Do the blocking call within a Future, providing a thread pool with an upper limit on the number of threads which is appropriate for the hardware on which the application runs.
Dedicate a single thread to manage a set of blocking resources (e.g. a NIO selector driving multiple channels) and dispatch events as they occur as actor messages.
The first possibility is especially well-suited for resources which are single-threaded in nature, like database handles which traditionally can only execute one outstanding query at a time and use internal synchronization to ensure this. A common pattern is to create a router for N actors, each of which wraps a single DB connection and handles queries as sent to the router. The number N must then be tuned for maximum throughput, which will vary depending on which DBMS is deployed on what hardware."

How to limit concurrency when using actors in Scala?

I'm coming from Java, where I'd submit Runnables to an ExecutorService backed by a thread pool. It's very clear in Java how to set limits to the size of the thread pool.
I'm interested in using Scala actors, but I'm unclear on how to limit concurrency.
Let's just say, hypothetically, that I'm creating a web service which accepts "jobs". A job is submitted with POST requests, and I want my service to enqueue the job then immediately return 202 Accepted — i.e. the jobs are handled asynchronously.
If I'm using actors to process the jobs in the queue, how can I limit the number of simultaneous jobs that are processed?
I can think of a few different ways to approach this; I'm wondering if there's a community best practice, or at least, some clearly established approaches that are somewhat standard in the Scala world.
One approach I've thought of is having a single coordinator actor which would manage the job queue and the job-processing actors; I suppose it could use a simple int field to track how many jobs are currently being processed. I'm sure there'd be some gotchyas with that approach, however, such as making sure to track when an error occurs so as to decrement the number. That's why I'm wondering if Scala already provides a simpler or more encapsulated approach to this.
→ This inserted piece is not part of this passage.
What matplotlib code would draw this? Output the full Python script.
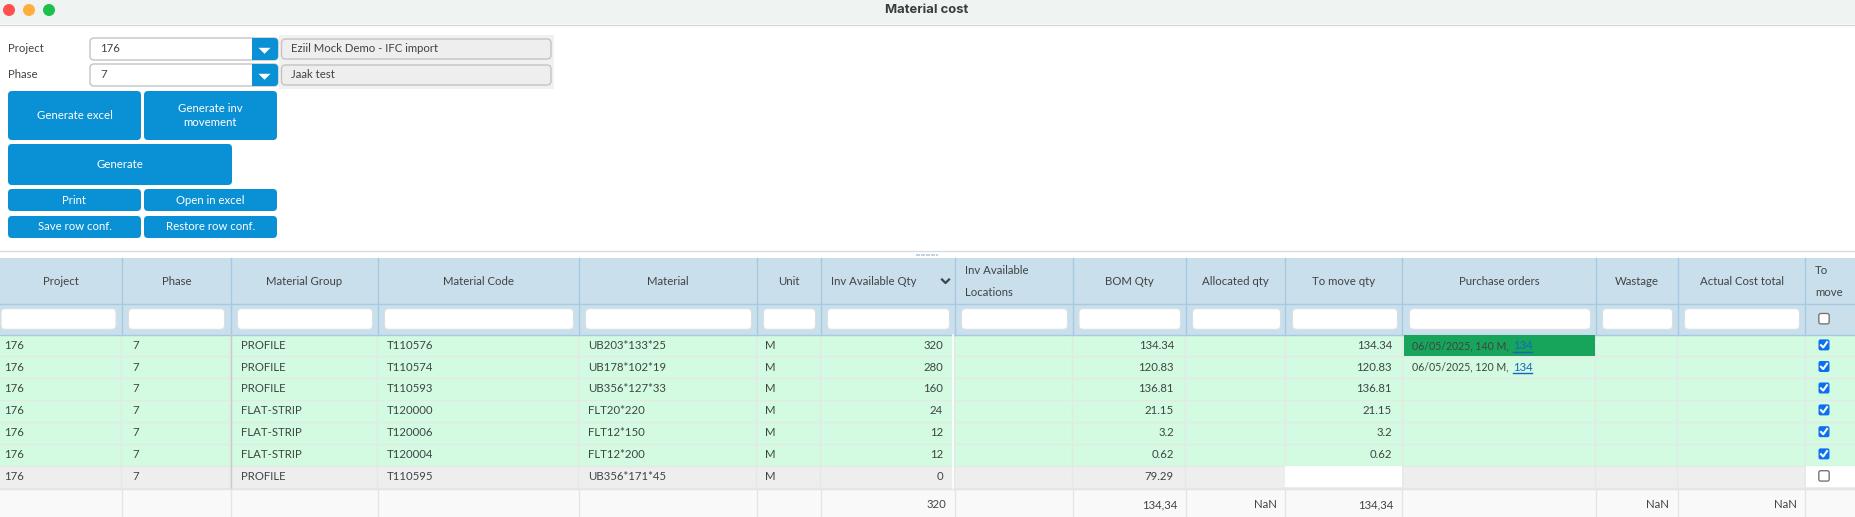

I'd really encourage you to have a look at Akka, an alternative Actor implementation for Scala.
Akka already has a JAX-RS[1] integration and you could use that in concert with a LoadBalancer[2] to throttle how many actions can be done in parallell:
You can override the system properties actors.maxPoolSize and actors.corePoolSize which limit the size of the actor thread pool and then throw as many jobs at the pool as your actors can handle. Why do you think you need to throttle your reactions?
You really have two problems here.
The first is keeping the thread pool used by actors under control. That can be done by setting the system property actors.maxPoolSize.
The second is runaway growth in the number of tasks that have been submitted to the pool. You may or may not be concerned with this one, however it is fully possible to trigger failure conditions such as out of memory errors and in some cases potentially more subtle problems by generating too many tasks too fast.
Each worker thread maintains a dequeue of tasks. The dequeue is implemented as an array that the worker thread will dynamically enlarge up to some maximum size. In 2.7.x the queue can grow itself quite large and I've seen that trigger out of memory errors when combined with lots of concurrent threads. The max dequeue size is smaller 2.8. The dequeue can also fill up.
Addressing this problem requires you control how many tasks you generate, which probably means some sort of coordinator as you've outlined. I've encountered this problem when the actors that initiate a kind of data processing pipeline are much faster than ones later in the pipeline. In order control the process I usually have the actors later in the chain ping back actors earlier in the chain every X messages, and have the ones earlier in the chain stop after X messages and wait for the ping back. You could also do it with a more centralized coordinator.